Approximately 7 percent of women in Western countries develop palpable breast cysts, but the relationship between cysts and the subsequent risk of breast cancer is controversial. Microcysts are now considered to be part of the normal involutional process of breast tissue. Larger, palpable cysts may be aberrations of the involutional process, but these cysts are no longer considered a disease. The natural history of breast cysts appears to depend on the histologic type. Type 1 cysts have apocrine epithelium and contain fluid similar to intra-cellular fluid. In type 2 cysts, the epithelial lining is flattened and attenuated, and the fluid composition is similar to plasma. Type 1 cysts are more likely to progress to large, multiple lesions and may be associated more frequently with the development of breast cancer. Dixon and colleagues studied women referred to a Scottish breast unit to assess the relationship between cysts and the risk of breast cancer.

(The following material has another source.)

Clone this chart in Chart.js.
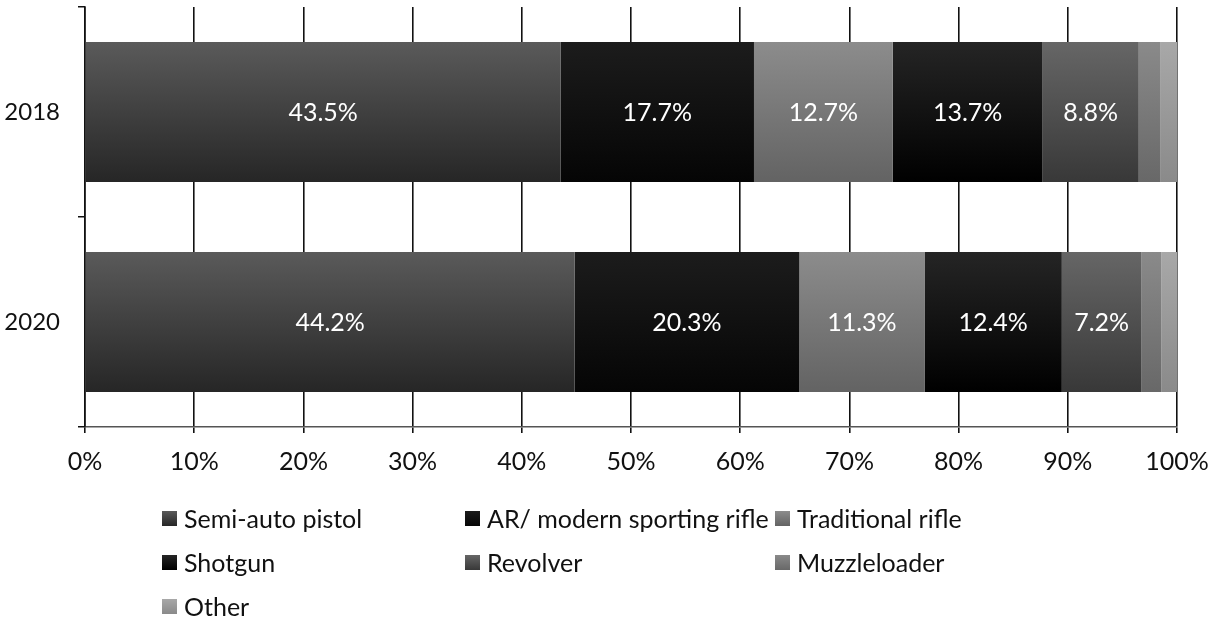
<!DOCTYPE html>
<html>
<head>
<meta charset="utf-8">
<script src="https://cdn.jsdelivr.net/npm/chart.js@4/dist/chart.umd.min.js"></script>
<style>
  html, body { margin: 0; padding: 0; background: #fff; }
  #wrap { position: relative; width: 1215px; height: 630px; }
  #legend { position: absolute; left: 0; top: 0; width: 1215px; height: 630px; pointer-events: none;
            font-family: Lato, 'Noto Sans', sans-serif; font-size: 25px; color: #111; }
  .item { position: absolute; display: flex; align-items: center; white-space: nowrap; height: 30px; }
  .box { width: 15px; height: 15px; margin-right: 7px; }
</style>
</head>
<body>
<div id="wrap">
  <canvas id="chart" width="1215" height="630"></canvas>
  <div id="legend"></div>
</div>
<script>
// values (percent labels as printed)
const categories = ['2018', '2020'];
const semiAutoPistol = [43.5, 44.2];
const arRifle = [17.7, 20.3];
const traditionalRifle = [12.7, 11.3];
const shotgun = [13.7, 12.4];
const revolver = [8.8, 7.2];
const muzzleloader = [2.0, 1.8];
const other = [1.5, 1.4];
const xTicks = [0, 10, 20, 30, 40, 50, 60, 70, 80, 90, 100];

const seriesNames = ['Semi-auto pistol', 'AR/ modern sporting rifle', 'Traditional rifle',
  'Shotgun', 'Revolver', 'Muzzleloader', 'Other'];
const seriesValues = [semiAutoPistol, arRifle, traditionalRifle, shotgun, revolver, muzzleloader, other];
const showLabel = [true, true, true, true, true, false, false];
// top / bottom shade of each grey fill
const shades = [
  ['#5a5a5a', '#262626'],
  ['#1c1c1c', '#050505'],
  ['#8c8c8c', '#636363'],
  ['#252525', '#000000'],
  ['#666666', '#383838'],
  ['#8a8a8a', '#686868'],
  ['#a8a8a8', '#8a8a8a']
];

// 100% stacked: each bar is shown as share of its category total
const totals = categories.map((c, i) => seriesValues.reduce((s, arr) => s + arr[i], 0));

const font = "Lato, 'Noto Sans', sans-serif";

function barFill(ctx, k) {
  const chart = ctx.chart;
  const area = chart.chartArea;
  if (!area || !chart.scales.y) return shades[k][1];
  const yc = chart.scales.y.getPixelForValue(ctx.dataIndex);
  const g = chart.ctx.createLinearGradient(0, yc - 70, 0, yc + 70);
  g.addColorStop(0, shades[k][0]);
  g.addColorStop(1, shades[k][1]);
  return g;
}

const datasets = seriesNames.map((name, k) => ({
  label: name,
  data: seriesValues[k].map((v, i) => v / totals[i] * 100),
  raw: seriesValues[k],
  backgroundColor: ctx => barFill(ctx, k),
  borderWidth: 0,
  categoryPercentage: 1,
  barPercentage: 0.667
}));

const valueLabels = {
  id: 'valueLabels',
  afterDatasetsDraw(chart) {
    const c = chart.ctx;
    c.save();
    c.fillStyle = '#ffffff';
    c.font = '25px ' + font;
    c.textAlign = 'center';
    c.textBaseline = 'middle';
    chart.data.datasets.forEach((ds, k) => {
      if (!showLabel[k]) return;
      chart.getDatasetMeta(k).data.forEach((bar, i) => {
        const p = bar.getCenterPoint();
        c.fillText(ds.raw[i].toFixed(1) + '%', p.x, p.y + 1);
      });
    });
    c.restore();
  }
};

new Chart(document.getElementById('chart'), {
  type: 'bar',
  data: { labels: categories, datasets },
  plugins: [valueLabels],
  options: {
    indexAxis: 'y',
    responsive: false,
    animation: false,
    layout: { padding: { top: 7, right: 38, left: 0, bottom: 0 } },
    plugins: { legend: { display: false }, tooltip: { enabled: false } },
    scales: {
      x: {
        stacked: true,
        min: 0,
        max: 100,
        afterBuildTicks: s => { s.ticks = xTicks.map(v => ({ value: v })); },
        afterFit: s => { s.height = 203; s.paddingLeft = 0; s.paddingRight = 0; },
        grid: { color: '#111', lineWidth: 1.6, tickLength: 6, drawTicks: true },
        border: { display: true, color: '#555', width: 1.5 },
        ticks: { color: '#111', font: { family: font, size: 25 }, padding: 14, callback: v => v + '%' }
      },
      y: {
        stacked: true,
        afterFit: s => { s.width = 85; s.paddingTop = 0; s.paddingBottom = 0; },
        grid: { drawOnChartArea: false, color: '#111', lineWidth: 1.5, tickLength: 7, offset: true },
        border: { display: true, color: '#111', width: 1.6 },
        ticks: { color: '#111', font: { family: font, size: 24 }, padding: 18 }
      }
    }
  }
});

// legend laid out in the same three-column grid as the original
const legendPos = [[162, 503], [465, 503], [775, 503], [162, 547], [465, 547], [775, 547], [162, 591]];
const legend = document.getElementById('legend');
seriesNames.forEach((name, k) => {
  const it = document.createElement('div');
  it.className = 'item';
  it.style.left = legendPos[k][0] + 'px';
  it.style.top = legendPos[k][1] + 'px';
  const b = document.createElement('span');
  b.className = 'box';
  b.style.background = 'linear-gradient(' + shades[k][0] + ',' + shades[k][1] + ')';
  const t = document.createElement('span');
  t.textContent = name;
  it.appendChild(b);
  it.appendChild(t);
  legend.appendChild(it);
});
</script>
</body>
</html>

The 1,374 women in the study were referred for investigation of palpable breast cysts between 1981 and 1987. All were examined by two physicians, underwent mammography and had fine-needle aspiration of all palpable cysts. The cyst type was classified on the basis of the biochemical composition of the fluid. Data were gathered on all significant factors related to breast disease and cancer. Cases of breast cancer developing in these women were identified through the national cancer registry, hospital discharge information and linkage to death certificate registration systems. The risk of breast cancer was calculated and compared with that of women of the same ages in Scotland in 1988.
During the follow-up period, 65 new invasive cancers developed in the women studied. The median follow-up was over nine years for women who remained cancer-free and five years for those who developed cancer. Overall, the incidence of breast cancer was 2.8 times greater in patients with palpable cysts than in the general population. The greatest excess of cancers in the study group was in younger women; with increasing age, the incidence came closer to that of the general population. The risk was greatest in the year following aspiration but was still elevated after five years. The type and number of cysts were not significantly related to the risk of developing cancer.
The authors conclude that women with palpable breast cysts are at increased risk of breast cancer, especially if the cysts develop before the woman is 45 years of age. They call for further studies to confirm their finding and raise the question of regular screening of young women with breast cysts by mammography.